Providing these services don’t have to be once-and-done, either. They can open the door to long-lasting builder relationships and business, as well as opportunities for new customers for WDO service contracts and regular general pest management services. Opportunities are there, and you don’t have to charge 2018 prices. CNN reported in January that home prices in 2021 rose 16.9 percent, so a fair price for your services is warranted — in 2022 dollars.
Services don’t have to be limited to treatments. They also can include services that lead to more business, such as inspections. Some companies shy away from inspections, but there is a remedy.

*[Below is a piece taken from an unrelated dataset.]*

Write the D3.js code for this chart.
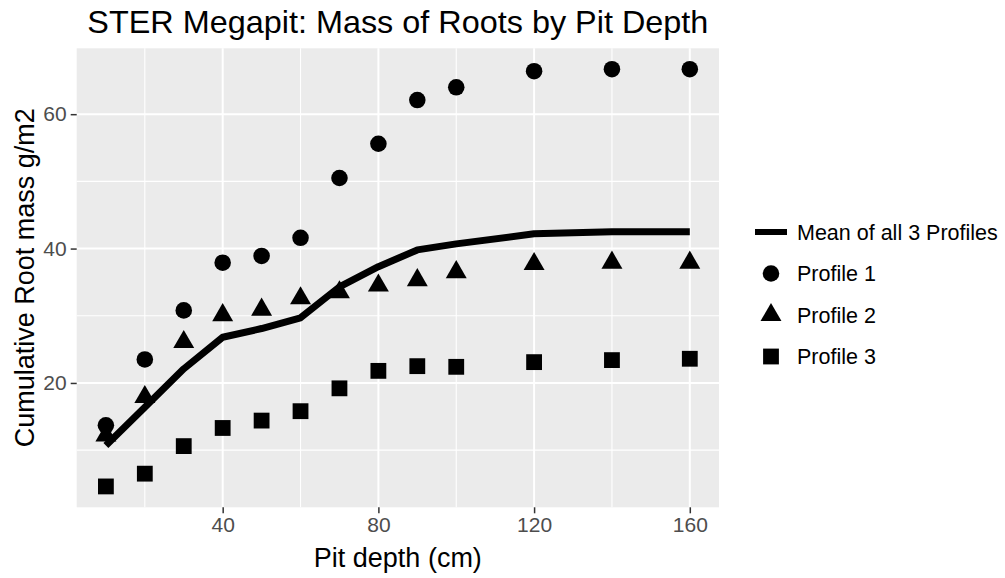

One of the biggest liabilities facing the industry is WDO inspections. After years of studying the reasons, most agree the liability is greatly reduced by training. While general pest technicians are on a hectic and sometimes challenging schedule, inspectors need to be trained to take the necessary time, and prepare to inspect by understanding construction, state regulations, and the proper completion of the inspection report.
Today, local tax assessor websites draw footprints of the structure. Often, there is a picture of the property. These both are valuable tools for the inspector. Even property history — including permits pulled — will give clues on the structure before the inspector even sets foot on the property. This information helps the experienced inspector who has an eye for detail, likes the challenge of understating construction, and understands the roles of each party.
Successful inspections can lead to further work not only from the buyer and real estate agent, but also from the neighbors. While in the neighborhood for any service, promotional materials can be dropped at neighbors’ homes to introduce them to the fascinating world of pests found in the region, and services your company provides.
In addition, people really enjoy interesting facts about pests. Looking for a good source? Go no further than the National Pest Management Association’s website, NPMAPestWorld.org, for a wealth of information to assist members in developing marketing materials.
There are many good courses online to keep pest management technicians sharp and expand their knowledge base. Most courses are free or available for a reasonable charge, and online courses are available day or night. After all, our value of service is not merely application of products; our value is sharing our expertise and understanding of pests to offer solutions to customers.
Peak pest season nationwide should be healthy for the industry this year. Employees always are thirsty for information that will make them a cut above the competition. Encourage them to ask questions. It is not only good for your company, but also for the confidence of inspectors, technicians, office staff, and even owners or managers. Take advantage of opportunities to shine and show your expertise to expand the reach of your company.